Do we really need a men's rights movement? | The Tylt
Do we really need a men's rights movement?
Though men's mental and physical health issues certainly need to be addressed, gender-based violence against women is still so prevalent that a lot of people simply don't take the men's rights movement seriously.
But activists point to the male suicide rate, poor health outcomes and shorter life expectancies as reasons why men's rights need to be addressed and taken seriously. They also suffer more work place deaths and with the exception of rape are more likely to be victims of violent crime. Men don't want to feel shamed or afraid just for being men—in fact, they want to take pride in it (hence, International Men's Day.)
The issue people have with many men's rights activists is that their movement often comes across as far more anti-woman than pro-men. Anne Thériault at "The Belle Jar" agrees men face legitimate challenges, but strongly disagrees that women or feminism are the cause of those problems:
There are certainly issues that disproportionately affect men—the suicide rate among men is higher, as is the rate of homelessness. Men are more likely to be injured or killed on the job or because of violence. Men who are the victims of domestic abuse or sexual assault are less likely to report these things....The problem is that none of these things are caused by feminism, or equal rights for women.

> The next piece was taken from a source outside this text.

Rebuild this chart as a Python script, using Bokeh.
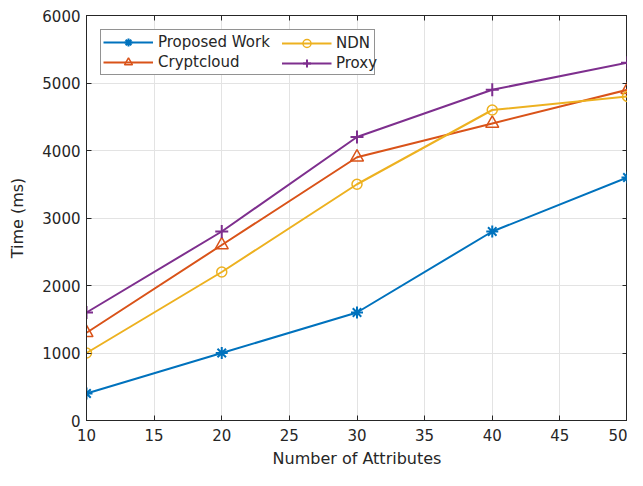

Unfortunately, some members of the movement have engaged in harassment and violence to such a degree that many associate men's rights groups with extreme misogyny. After a California gunman went on a killing spree in Santa Barbara and murdered six people, police discovered he had advocated an overthrow of "this oppressive feminist system" and envisioned "a world where WOMEN FEAR YOU." His extensive ties to men's rights groups and the "manosphere" was viewed as some of the inspiration for his violent acts.